WHAT YOU HAVE TO DO: Skip all pictures, then print the remaining material exactly.

PROVIDED MATERIAL:

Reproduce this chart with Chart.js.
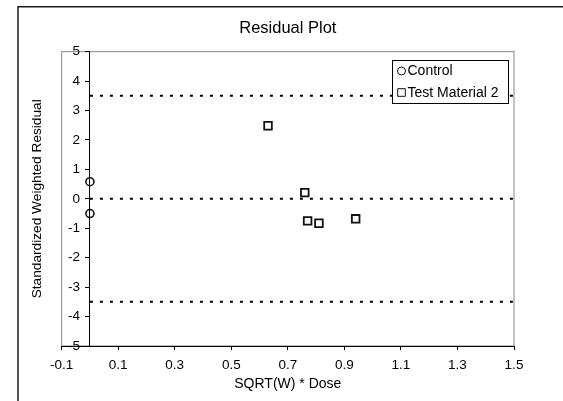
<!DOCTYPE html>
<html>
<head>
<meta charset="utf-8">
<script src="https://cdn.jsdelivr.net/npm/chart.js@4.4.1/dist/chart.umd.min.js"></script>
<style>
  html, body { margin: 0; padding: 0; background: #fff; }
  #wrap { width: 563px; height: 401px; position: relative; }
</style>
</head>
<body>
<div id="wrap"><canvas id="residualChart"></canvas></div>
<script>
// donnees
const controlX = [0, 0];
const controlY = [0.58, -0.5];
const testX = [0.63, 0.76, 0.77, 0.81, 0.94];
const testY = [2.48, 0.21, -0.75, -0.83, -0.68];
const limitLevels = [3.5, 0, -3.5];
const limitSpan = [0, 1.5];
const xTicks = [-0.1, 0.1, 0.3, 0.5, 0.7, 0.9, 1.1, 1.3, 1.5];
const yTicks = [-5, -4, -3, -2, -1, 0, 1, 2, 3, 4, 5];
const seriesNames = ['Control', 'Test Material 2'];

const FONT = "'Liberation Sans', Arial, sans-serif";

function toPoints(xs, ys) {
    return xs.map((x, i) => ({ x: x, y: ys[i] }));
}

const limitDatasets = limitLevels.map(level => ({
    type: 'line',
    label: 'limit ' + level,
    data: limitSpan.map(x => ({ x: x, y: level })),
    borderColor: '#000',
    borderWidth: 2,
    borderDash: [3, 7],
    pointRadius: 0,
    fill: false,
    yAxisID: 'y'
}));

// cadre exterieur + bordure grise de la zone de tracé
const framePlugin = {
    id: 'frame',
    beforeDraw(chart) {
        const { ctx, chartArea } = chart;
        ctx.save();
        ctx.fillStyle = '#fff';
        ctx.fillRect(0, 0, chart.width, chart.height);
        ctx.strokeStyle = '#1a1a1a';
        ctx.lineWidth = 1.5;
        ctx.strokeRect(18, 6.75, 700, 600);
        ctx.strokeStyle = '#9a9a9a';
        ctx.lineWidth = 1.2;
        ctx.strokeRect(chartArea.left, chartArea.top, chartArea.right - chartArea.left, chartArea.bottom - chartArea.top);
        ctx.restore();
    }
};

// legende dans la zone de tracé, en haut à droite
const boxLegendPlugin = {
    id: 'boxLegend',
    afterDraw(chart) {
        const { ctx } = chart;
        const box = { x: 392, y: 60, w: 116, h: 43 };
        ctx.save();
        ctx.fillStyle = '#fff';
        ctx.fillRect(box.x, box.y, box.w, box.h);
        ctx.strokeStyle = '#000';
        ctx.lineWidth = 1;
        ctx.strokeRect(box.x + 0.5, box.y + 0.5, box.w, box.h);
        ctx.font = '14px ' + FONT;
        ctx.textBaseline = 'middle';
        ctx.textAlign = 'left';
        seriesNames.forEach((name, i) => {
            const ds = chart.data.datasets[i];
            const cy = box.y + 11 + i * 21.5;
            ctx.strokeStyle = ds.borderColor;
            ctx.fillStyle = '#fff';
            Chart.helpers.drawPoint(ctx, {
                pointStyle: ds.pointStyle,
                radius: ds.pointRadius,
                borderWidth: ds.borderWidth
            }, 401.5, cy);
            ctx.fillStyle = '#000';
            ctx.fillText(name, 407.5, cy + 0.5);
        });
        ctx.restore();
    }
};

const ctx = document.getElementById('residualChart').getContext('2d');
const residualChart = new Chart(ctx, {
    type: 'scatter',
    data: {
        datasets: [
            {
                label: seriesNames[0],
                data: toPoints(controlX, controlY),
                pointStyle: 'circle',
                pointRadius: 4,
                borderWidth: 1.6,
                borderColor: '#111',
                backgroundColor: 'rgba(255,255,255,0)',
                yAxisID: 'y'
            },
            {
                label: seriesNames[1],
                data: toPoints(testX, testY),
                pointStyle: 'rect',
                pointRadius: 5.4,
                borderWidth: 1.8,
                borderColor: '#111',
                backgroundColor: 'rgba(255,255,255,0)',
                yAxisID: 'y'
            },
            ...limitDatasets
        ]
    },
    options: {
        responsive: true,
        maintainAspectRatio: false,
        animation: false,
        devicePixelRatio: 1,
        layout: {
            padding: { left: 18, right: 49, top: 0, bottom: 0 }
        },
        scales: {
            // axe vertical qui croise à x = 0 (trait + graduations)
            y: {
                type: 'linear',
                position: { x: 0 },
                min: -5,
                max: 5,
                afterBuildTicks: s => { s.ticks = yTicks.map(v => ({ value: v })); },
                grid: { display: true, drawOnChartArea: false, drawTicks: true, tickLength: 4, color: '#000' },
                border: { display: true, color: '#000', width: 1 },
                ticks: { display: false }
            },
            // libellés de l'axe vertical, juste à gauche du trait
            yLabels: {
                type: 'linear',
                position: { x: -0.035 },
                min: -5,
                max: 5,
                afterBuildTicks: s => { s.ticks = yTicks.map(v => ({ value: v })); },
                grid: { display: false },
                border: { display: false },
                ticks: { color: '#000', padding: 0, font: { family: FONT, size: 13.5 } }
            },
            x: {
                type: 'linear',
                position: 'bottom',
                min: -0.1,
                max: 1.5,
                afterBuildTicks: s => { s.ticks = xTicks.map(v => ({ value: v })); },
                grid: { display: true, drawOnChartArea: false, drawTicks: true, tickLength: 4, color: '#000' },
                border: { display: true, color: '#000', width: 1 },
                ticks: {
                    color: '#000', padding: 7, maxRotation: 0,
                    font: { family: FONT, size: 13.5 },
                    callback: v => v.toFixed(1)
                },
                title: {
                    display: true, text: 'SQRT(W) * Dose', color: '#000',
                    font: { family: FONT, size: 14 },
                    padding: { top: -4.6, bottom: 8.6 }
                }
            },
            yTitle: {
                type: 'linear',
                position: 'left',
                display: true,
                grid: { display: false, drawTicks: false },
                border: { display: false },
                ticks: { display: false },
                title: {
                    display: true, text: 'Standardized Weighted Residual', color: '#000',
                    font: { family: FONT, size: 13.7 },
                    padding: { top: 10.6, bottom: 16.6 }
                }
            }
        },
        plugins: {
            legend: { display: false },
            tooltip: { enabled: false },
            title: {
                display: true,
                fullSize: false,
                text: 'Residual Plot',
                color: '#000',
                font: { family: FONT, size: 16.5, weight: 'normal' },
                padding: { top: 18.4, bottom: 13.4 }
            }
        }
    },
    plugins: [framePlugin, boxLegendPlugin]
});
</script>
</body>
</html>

WRITTEN ANSWER:
Reproduce this chart with Chart.js.
<!DOCTYPE html>
<html>
<head>
<meta charset="utf-8">
<script src="https://cdn.jsdelivr.net/npm/chart.js@4.4.1/dist/chart.umd.min.js"></script>
<style>
  html, body { margin: 0; padding: 0; background: #fff; }
  #wrap { width: 563px; height: 401px; position: relative; }
</style>
</head>
<body>
<div id="wrap"><canvas id="residualChart"></canvas></div>
<script>
// donnees
const controlX = [0, 0];
const controlY = [0.58, -0.5];
const testX = [0.63, 0.76, 0.77, 0.81, 0.94];
const testY = [2.48, 0.21, -0.75, -0.83, -0.68];
const limitLevels = [3.5, 0, -3.5];
const limitSpan = [0, 1.5];
const xTicks = [-0.1, 0.1, 0.3, 0.5, 0.7, 0.9, 1.1, 1.3, 1.5];
const yTicks = [-5, -4, -3, -2, -1, 0, 1, 2, 3, 4, 5];
const seriesNames = ['Control', 'Test Material 2'];

const FONT = "'Liberation Sans', Arial, sans-serif";

function toPoints(xs, ys) {
    return xs.map((x, i) => ({ x: x, y: ys[i] }));
}

const limitDatasets = limitLevels.map(level => ({
    type: 'line',
    label: 'limit ' + level,
    data: limitSpan.map(x => ({ x: x, y: level })),
    borderColor: '#000',
    borderWidth: 2,
    borderDash: [3, 7],
    pointRadius: 0,
    fill: false,
    yAxisID: 'y'
}));

// cadre exterieur + bordure grise de la zone de tracé
const framePlugin = {
    id: 'frame',
    beforeDraw(chart) {
        const { ctx, chartArea } = chart;
        ctx.save();
        ctx.fillStyle = '#fff';
        ctx.fillRect(0, 0, chart.width, chart.height);
        ctx.strokeStyle = '#1a1a1a';
        ctx.lineWidth = 1.5;
        ctx.strokeRect(18, 6.75, 700, 600);
        ctx.strokeStyle = '#9a9a9a';
        ctx.lineWidth = 1.2;
        ctx.strokeRect(chartArea.left, chartArea.top, chartArea.right - chartArea.left, chartArea.bottom - chartArea.top);
        ctx.restore();
    }
};

// legende dans la zone de tracé, en haut à droite
const boxLegendPlugin = {
    id: 'boxLegend',
    afterDraw(chart) {
        const { ctx } = chart;
        const box = { x: 392, y: 60, w: 116, h: 43 };
        ctx.save();
        ctx.fillStyle = '#fff';
        ctx.fillRect(box.x, box.y, box.w, box.h);
        ctx.strokeStyle = '#000';
        ctx.lineWidth = 1;
        ctx.strokeRect(box.x + 0.5, box.y + 0.5, box.w, box.h);
        ctx.font = '14px ' + FONT;
        ctx.textBaseline = 'middle';
        ctx.textAlign = 'left';
        seriesNames.forEach((name, i) => {
            const ds = chart.data.datasets[i];
            const cy = box.y + 11 + i * 21.5;
            ctx.strokeStyle = ds.borderColor;
            ctx.fillStyle = '#fff';
            Chart.helpers.drawPoint(ctx, {
                pointStyle: ds.pointStyle,
                radius: ds.pointRadius,
                borderWidth: ds.borderWidth
            }, 401.5, cy);
            ctx.fillStyle = '#000';
            ctx.fillText(name, 407.5, cy + 0.5);
        });
        ctx.restore();
    }
};

const ctx = document.getElementById('residualChart').getContext('2d');
const residualChart = new Chart(ctx, {
    type: 'scatter',
    data: {
        datasets: [
            {
                label: seriesNames[0],
                data: toPoints(controlX, controlY),
                pointStyle: 'circle',
                pointRadius: 4,
                borderWidth: 1.6,
                borderColor: '#111',
                backgroundColor: 'rgba(255,255,255,0)',
                yAxisID: 'y'
            },
            {
                label: seriesNames[1],
                data: toPoints(testX, testY),
                pointStyle: 'rect',
                pointRadius: 5.4,
                borderWidth: 1.8,
                borderColor: '#111',
                backgroundColor: 'rgba(255,255,255,0)',
                yAxisID: 'y'
            },
            ...limitDatasets
        ]
    },
    options: {
        responsive: true,
        maintainAspectRatio: false,
        animation: false,
        devicePixelRatio: 1,
        layout: {
            padding: { left: 18, right: 49, top: 0, bottom: 0 }
        },
        scales: {
            // axe vertical qui croise à x = 0 (trait + graduations)
            y: {
                type: 'linear',
                position: { x: 0 },
                min: -5,
                max: 5,
                afterBuildTicks: s => { s.ticks = yTicks.map(v => ({ value: v })); },
                grid: { display: true, drawOnChartArea: false, drawTicks: true, tickLength: 4, color: '#000' },
                border: { display: true, color: '#000', width: 1 },
                ticks: { display: false }
            },
            // libellés de l'axe vertical, juste à gauche du trait
            yLabels: {
                type: 'linear',
                position: { x: -0.035 },
                min: -5,
                max: 5,
                afterBuildTicks: s => { s.ticks = yTicks.map(v => ({ value: v })); },
                grid: { display: false },
                border: { display: false },
                ticks: { color: '#000', padding: 0, font: { family: FONT, size: 13.5 } }
            },
            x: {
                type: 'linear',
                position: 'bottom',
                min: -0.1,
                max: 1.5,
                afterBuildTicks: s => { s.ticks = xTicks.map(v => ({ value: v })); },
                grid: { display: true, drawOnChartArea: false, drawTicks: true, tickLength: 4, color: '#000' },
                border: { display: true, color: '#000', width: 1 },
                ticks: {
                    color: '#000', padding: 7, maxRotation: 0,
                    font: { family: FONT, size: 13.5 },
                    callback: v => v.toFixed(1)
                },
                title: {
                    display: true, text: 'SQRT(W) * Dose', color: '#000',
                    font: { family: FONT, size: 14 },
                    padding: { top: -4.6, bottom: 8.6 }
                }
            },
            yTitle: {
                type: 'linear',
                position: 'left',
                display: true,
                grid: { display: false, drawTicks: false },
                border: { display: false },
                ticks: { display: false },
                title: {
                    display: true, text: 'Standardized Weighted Residual', color: '#000',
                    font: { family: FONT, size: 13.7 },
                    padding: { top: 10.6, bottom: 16.6 }
                }
            }
        },
        plugins: {
            legend: { display: false },
            tooltip: { enabled: false },
            title: {
                display: true,
                fullSize: false,
                text: 'Residual Plot',
                color: '#000',
                font: { family: FONT, size: 16.5, weight: 'normal' },
                padding: { top: 18.4, bottom: 13.4 }
            }
        }
    },
    plugins: [framePlugin, boxLegendPlugin]
});
</script>
</body>
</html>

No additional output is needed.